Читаем Поэзия. Судьба. Россия: Кн. 2. …Есть еще оке­ан полностью

В роковые дни 3–4 октября 1993 года все главные действующие лица того далекого и светлого праздничного вечера в Городне были словно бы некой сверхчеловеческой волей задвинуты в эпицентр исторической катастрофы. И каждый из них занимался своим делом.

Вячеслав Брагин осуществлял сценарий останкинского кровавого спектакля.

Я, приехавший на телецентр, чтобы выступить в "Русском доме" в день рождения Сергея Есенина, когда началась стрельба, укрылся за каменным бордюром и с ужасом глядел, как вокруг мечутся и падают люди, как звенят и поскакивают на бетонных плитах автоматные гильзы, летящие со второго этажа.

Отец Алексей Злобин, депутат Верховного Совета России, на другой день, как и положено русскому православному священнику, причащал, крестил и исповедовал мужественных смертников Белого дома в коридорах, наполненных дымом и кровавым смрадом.

Патриарх в эти роковые сутки молился за Россию, раздумывая о том, кто первый пролил русскую кровь на камни Москвы и кого предать анафеме…

Мне остается лишь добавить, что Брагин ныне (1998 г.) является заместителем министра культуры Российской Федерации. Четверо министров сменилось при нем.

Министры приходят и уходят, а такие, как он, остаются несменяемыми ренегатами всех режимов, вечными талейранами, фуше, яковлевыми.

Бывали хуже времена, но не было подлей.

НИЖЕГОРОДСКИЙ ОТШЕЛЬНИК

Федор Сухов — редкий вид русского человека. Его первое письмо ко мне. Судьба провинциального поэта. Неизвестное стихотворение Николая Клюева. Моя многострадальная книга. Поддержка нижегородского отшельника. Спор об ифлийцах. Солдат, проклявший войну

Вначале 80-х годов я несколько раз побывал в Нижнем Новгороде — тогдашнем Горьком. Дело в том, что местные краеведы решили открыть на здании больницы, где когда-то работал врачом мой дед Аркадий Николаевич Куняев, памятную доску в его честь. Я приезжал в Нижний, копался в областном архиве, расспрашивал о судьбе деда и бабушки, Натальи Алексеевны, которая тоже работала врачом в той же больнице, у их сына — моего дядьки Николая Аркадьевича, составлял текст надписи на мраморной доске, договаривался с местным начальством о дне торжественного открытия. Вскоре памятная доска была изготовлена, собрались к больнице старейшие медицинские работники города, помнившие деда и бабку, умерших от тифа во время гражданской войны (больница их в то время была тифозным лазаретом), я приспустил с доски традиционное покрывало, произнес несколько слов благодарности городу и после небольшого банкета в гостинице уехал в Москву. А через какое-то время получил из Нижнего Новгорода письмо, написанное красивым, ровным почерком. Оно было от поэта Федора Сухова.

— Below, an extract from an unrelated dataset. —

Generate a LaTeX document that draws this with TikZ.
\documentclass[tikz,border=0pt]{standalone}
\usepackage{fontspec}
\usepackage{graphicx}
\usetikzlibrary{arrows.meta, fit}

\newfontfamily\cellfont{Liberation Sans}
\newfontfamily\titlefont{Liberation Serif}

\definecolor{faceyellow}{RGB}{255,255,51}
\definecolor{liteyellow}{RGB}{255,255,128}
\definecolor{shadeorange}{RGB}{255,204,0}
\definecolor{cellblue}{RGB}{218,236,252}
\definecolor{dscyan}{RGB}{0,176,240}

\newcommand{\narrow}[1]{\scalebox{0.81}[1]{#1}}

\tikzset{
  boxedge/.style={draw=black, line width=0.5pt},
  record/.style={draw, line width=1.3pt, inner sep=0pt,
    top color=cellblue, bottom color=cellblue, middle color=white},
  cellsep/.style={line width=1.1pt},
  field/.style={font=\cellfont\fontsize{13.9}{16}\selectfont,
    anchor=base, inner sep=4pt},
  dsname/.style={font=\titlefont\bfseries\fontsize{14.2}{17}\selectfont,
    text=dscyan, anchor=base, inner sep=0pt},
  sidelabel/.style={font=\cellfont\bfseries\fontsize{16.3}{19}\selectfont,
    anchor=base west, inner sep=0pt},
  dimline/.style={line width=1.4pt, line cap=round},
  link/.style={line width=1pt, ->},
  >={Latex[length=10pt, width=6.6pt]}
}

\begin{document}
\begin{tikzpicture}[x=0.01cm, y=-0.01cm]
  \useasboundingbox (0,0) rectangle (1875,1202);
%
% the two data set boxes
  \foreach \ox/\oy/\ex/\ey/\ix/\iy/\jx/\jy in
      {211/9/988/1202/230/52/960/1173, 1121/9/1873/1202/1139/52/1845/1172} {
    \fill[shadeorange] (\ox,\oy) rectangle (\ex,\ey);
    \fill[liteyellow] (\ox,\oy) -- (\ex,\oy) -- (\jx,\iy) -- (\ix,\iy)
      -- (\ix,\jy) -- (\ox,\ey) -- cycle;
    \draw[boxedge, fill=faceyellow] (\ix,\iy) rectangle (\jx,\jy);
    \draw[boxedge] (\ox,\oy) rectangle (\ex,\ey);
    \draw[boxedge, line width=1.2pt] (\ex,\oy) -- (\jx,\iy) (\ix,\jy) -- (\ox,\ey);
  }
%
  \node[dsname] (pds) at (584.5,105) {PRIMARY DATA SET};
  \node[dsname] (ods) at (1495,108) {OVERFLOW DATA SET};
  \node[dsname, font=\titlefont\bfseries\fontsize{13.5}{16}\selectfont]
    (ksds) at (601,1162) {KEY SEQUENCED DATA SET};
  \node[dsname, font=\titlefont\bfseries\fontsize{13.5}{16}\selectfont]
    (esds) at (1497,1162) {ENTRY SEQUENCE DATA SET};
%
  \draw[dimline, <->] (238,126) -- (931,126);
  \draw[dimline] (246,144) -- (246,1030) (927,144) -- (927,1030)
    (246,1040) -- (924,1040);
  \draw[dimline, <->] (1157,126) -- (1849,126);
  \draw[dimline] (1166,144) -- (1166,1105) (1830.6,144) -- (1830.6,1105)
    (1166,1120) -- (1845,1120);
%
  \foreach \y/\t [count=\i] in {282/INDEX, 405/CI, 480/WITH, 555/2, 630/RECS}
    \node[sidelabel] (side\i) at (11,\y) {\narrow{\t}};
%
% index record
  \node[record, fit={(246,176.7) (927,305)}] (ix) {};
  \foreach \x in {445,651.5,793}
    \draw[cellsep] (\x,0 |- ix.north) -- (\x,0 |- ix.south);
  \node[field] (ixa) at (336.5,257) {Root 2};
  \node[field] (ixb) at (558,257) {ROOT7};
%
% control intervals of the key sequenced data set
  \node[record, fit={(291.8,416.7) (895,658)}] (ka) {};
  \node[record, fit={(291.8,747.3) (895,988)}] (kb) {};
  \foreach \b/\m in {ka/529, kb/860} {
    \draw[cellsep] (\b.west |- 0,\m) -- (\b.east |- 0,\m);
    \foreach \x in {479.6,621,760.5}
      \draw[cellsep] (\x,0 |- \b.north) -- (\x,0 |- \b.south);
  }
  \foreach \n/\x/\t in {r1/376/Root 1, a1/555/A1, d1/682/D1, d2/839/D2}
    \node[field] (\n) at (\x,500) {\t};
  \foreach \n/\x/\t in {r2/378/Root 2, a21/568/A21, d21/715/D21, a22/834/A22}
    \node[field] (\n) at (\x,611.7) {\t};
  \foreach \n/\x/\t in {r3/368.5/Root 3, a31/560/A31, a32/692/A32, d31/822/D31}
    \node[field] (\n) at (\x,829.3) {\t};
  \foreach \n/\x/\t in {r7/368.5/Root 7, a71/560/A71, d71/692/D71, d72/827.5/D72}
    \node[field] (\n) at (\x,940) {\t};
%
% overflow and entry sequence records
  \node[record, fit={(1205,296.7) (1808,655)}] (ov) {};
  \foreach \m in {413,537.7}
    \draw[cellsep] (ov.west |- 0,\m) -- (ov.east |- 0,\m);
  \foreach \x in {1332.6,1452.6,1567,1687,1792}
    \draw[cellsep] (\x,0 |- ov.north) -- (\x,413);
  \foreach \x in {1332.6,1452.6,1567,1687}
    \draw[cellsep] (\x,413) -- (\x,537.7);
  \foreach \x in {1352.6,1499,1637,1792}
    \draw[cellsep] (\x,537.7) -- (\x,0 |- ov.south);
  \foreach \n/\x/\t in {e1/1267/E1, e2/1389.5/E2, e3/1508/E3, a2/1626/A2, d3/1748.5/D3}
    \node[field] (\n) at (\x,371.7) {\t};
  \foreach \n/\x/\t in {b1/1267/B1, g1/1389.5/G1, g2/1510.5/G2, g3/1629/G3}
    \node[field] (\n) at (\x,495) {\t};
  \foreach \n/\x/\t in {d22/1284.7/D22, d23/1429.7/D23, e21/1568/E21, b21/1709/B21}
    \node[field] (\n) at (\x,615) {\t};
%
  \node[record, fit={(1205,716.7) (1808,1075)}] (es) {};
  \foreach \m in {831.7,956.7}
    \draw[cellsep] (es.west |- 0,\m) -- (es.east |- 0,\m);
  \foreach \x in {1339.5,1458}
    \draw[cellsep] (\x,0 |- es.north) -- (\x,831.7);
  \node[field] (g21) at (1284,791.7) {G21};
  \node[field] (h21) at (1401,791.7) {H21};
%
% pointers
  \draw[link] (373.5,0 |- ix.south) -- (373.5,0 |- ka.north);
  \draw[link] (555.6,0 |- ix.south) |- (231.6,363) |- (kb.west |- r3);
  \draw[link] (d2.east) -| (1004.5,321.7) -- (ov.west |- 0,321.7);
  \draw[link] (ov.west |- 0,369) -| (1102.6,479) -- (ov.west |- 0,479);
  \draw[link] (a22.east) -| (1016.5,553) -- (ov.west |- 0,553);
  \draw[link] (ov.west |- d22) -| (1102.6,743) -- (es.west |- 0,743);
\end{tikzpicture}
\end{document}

Он воплощал в себе редкую разновидность русского человека, очерченную в литературе нашей, может быть, полнее всего Иваном Сергеевичем Тургеневым.

Помните Касьяна из Красивой Мечи, Калиныча, Яшку Турка — персонажей "Записок охотника", одной из самых любимых моих книг. Все они — хрупкие, поэтические, созерцательные натуры, сторонящиеся борьбы и крови, певцы и знахари, отшельники и сказочники. Они помнят названия русских трав и лечебные их свойства, умеют заговаривать кровь, восхищаются голосами лесных и полевых пташек, их трелями, пересвистами, чириканьем, наслаждаются перезвонами русской народной речи, живут, как Божьи легкокрылые создания, в ее стихии и потому, может быть, сухонькие, даже тщедушные, артистичные от природы, до старости сохраняют в своем облике нечто вечно отроческое… Да и похож он был тонким очертанием впалого худого лица, мерцающими птичьими глазами, хохолком, свисающим со лба, острым подбородком, легкой, словно бы чуть-чуть прыгающей походкой на какую-то диковинную птицу, опирающуюся во время ходьбы на легкий самодельный посох.

И вот именно человеку такого склада, как говорится, не от мира сего, в июне 1941 года Россия в минуту смертельной опасности вложила в руки оружие.